As I understand it, the Semantic Web is placing structure and semantics around Internet resources, URIs, whereas relational schemas place structure and semantics around tables. But isn't a table conceptually the same as a URI? I know that the REST model argues that every concept or "object" in an application domain should have its own resource, its own URI. So if you apply this rule, isn't there a mapping between relational model concepts and the Semantic Web?

A quick Google shows that Tim Berners-Lee said something very much like this in 1998. So, there is already a web-based model out there that seems to handle relational data. So why haven't we seen The Big Database In The Sky?

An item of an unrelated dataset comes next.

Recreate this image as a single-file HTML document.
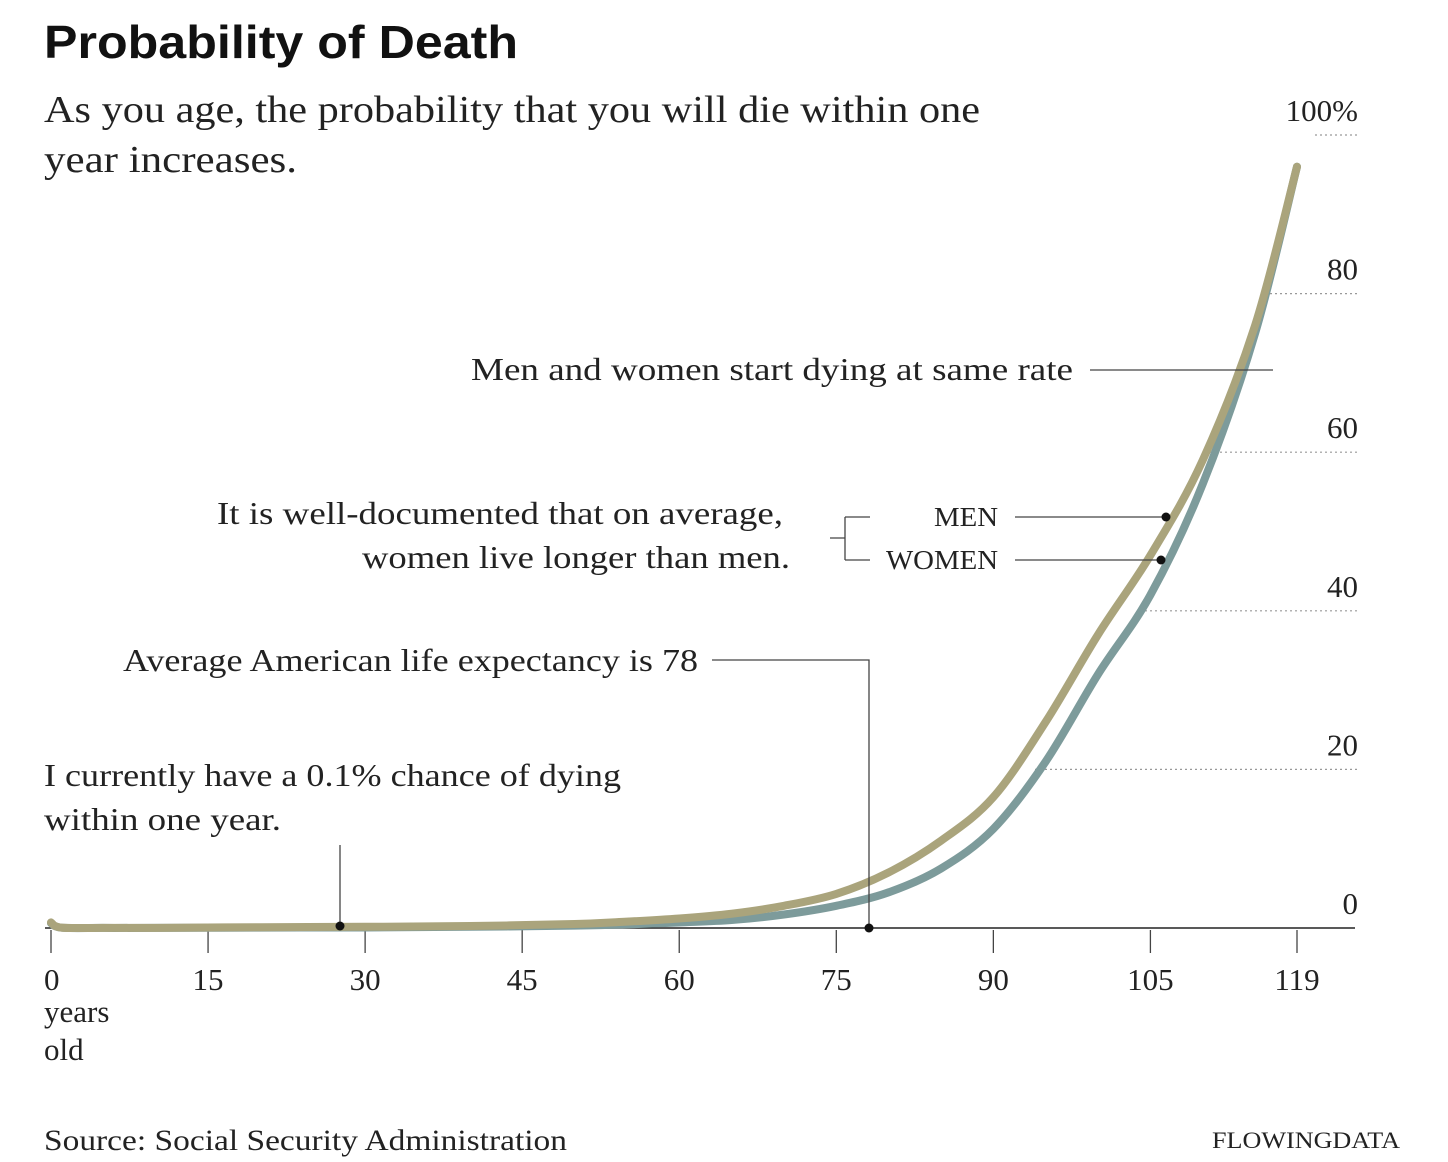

In my opinion, the issue is the same issue that has dogged large companies trying to integrate various acquisitions they have made, or with companies trying to do share data: data integration. Nobody calls the same thing the same thing - you say tomayto, I say tomahto, a rose by any other name would smell as sweet... If you look at the Semantic Web, it allows for global schemas that span multiple domains, but doesn't require it, and they tend to recommend against "boil the ocean" attempts to unify schemas. This is a hard problem.

I can envision committees or open source communities coming together trying to define common schemas. And where the value is there, perhaps this will happen. But enabling global search and update across relational/structured data is just not as easy as what we're seeing with unstructured search (Google) and folksonomies like, flickr and YouTube. With "real" structured data, you have to define your structure ahead of time, and that's a problem, because things are always changing in the World Wild Web. It reminds me of this Dilbert I saw where Dilbert has this immensely complicated flow chart he's presenting, and he says, "and here we are having this meeting." Somebody says "I have a question" and Dilbert says "oh, now I have to rework everything."